20. clear oil of beaten olives. Olive oil would have been the most expensive kind of oil in the ancient Near East (sesame oil was cheaper and more common), and in contrast to ordinary practice, in which cloudy oil would be used for burning and clear oil for culinary purposes, only the best oil is to be burned in the lamps. The olives are to be beaten (katit) with mortar and pestle rather than crushed in a press, the latter being a less labor-intensive process. Egypt, it should be noted, did not typically cultivate olive trees, and it imported olive oil at a premium from Canaan and Phoenicia. It is thus extremely unlikely that the fleeing slaves would have been able to bring with them supplies of fine olive oil, or to obtain it in the wilderness, so this instruction is another clear instance in which a detail of the later Jerusalem cult is retrojected onto the Wilderness period.

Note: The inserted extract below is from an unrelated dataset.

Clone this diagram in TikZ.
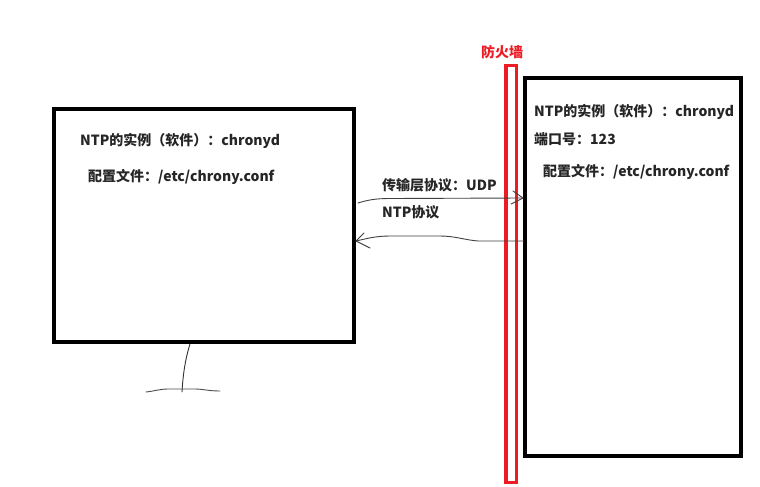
\documentclass[tikz,border=0pt]{standalone}
\usepackage{fontspec}
\setmainfont{Noto Sans CJK SC}
\definecolor{pred}{RGB}{237,28,36}
\begin{document}
\begin{tikzpicture}[x=1pt,y=-1pt,
  box/.style={draw=black,line width=4pt},
  wall/.style={draw=pred,line width=3.5pt},
  lbl/.style={anchor=west,inner sep=0pt,font=\bfseries\fontsize{14}{16}\selectfont,text=black!85},
  hand/.style={draw=black!75,line width=0.9pt,line cap=round,line join=round}]
\useasboundingbox[fill=white] (0,0) rectangle (760,487);
% boxes
\draw[box] (54,109) rectangle (354,342);
\draw[box] (525,78) rectangle (741,456);
\draw[wall] (506,65.5) rectangle (516.5,482.5);
\node[anchor=center,inner sep=0pt,text=pred,font=\bfseries\fontsize{14}{16}\selectfont] (fw) at (502,52) {防火墙};
% left box texts
\node[lbl] (l1) at (80,141) {NTP的实例（软件）：chronyd};
\node[lbl] (l2) at (88,177) {配置文件：/etc/chrony.conf};
% right box texts
\node[lbl] (r1) at (534,112) {NTP的实例（软件）：chronyd};
\node[lbl] (r2) at (534,139) {端口号：123};
\node[lbl] (r3) at (543,172) {配置文件：/etc/chrony.conf};
% arrow labels
\node[lbl] (a1) at (382,185) {传输层协议：UDP};
\node[lbl] (a2) at (382,212) {NTP协议};
% arrow 1 (left to right)
\coordinate (s1) at (358,203);
\coordinate (e1) at (523,198);
\draw[hand] (s1) .. controls (368,200) and (375,198.5) .. (390,198.5) -- (e1);
\draw[hand] (513,191) -- (e1) -- (511,204);
% arrow 2 (right to left)
\coordinate (s2) at (524,241);
\coordinate (e2) at (356,241);
\draw[hand] (s2) -- (478,241) .. controls (465,240) and (455,236) .. (440,236) -- (390,236) .. controls (375,236) and (365,239) .. (e2);
\draw[hand] (364,233) -- (e2) -- (370,248);
% stand
\coordinate (t0) at (190,344);
\coordinate (t1) at (182,392);
\draw[hand,draw=black!80] (t0) .. controls (185,360) and (183,375) .. (t1);
\draw[hand,draw=black!70] (146,392) .. controls (155,391) and (160,389) .. (168,389) -- (195,389) .. controls (203,389) and (208,391) .. (220,391);
\end{tikzpicture}
\end{document}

to kindle a lamp perpetually. The Hebrew tamid means “perpetually,” or “regularly repeated.” Despite the attachment of later Jewish tradition to an “eternal light” (the conventional English rendering of the two words here, ner tamid), the clear indication of the next verse, confirmed by the sanctuary story of young Samuel and Eli in 1 Samuel 2, is that the lamp burned from evening until daybreak and was lit again each evening.

21. the Tent of Meeting. This is a synonym for the Tabernacle, stressing the notion that within this tent God “meets,” or has fixed occasions of encounter (moʿed) with the people through Moses and the high priest.

the Ark of the Covenant. As before, “Ark” is merely implied in the Hebrew.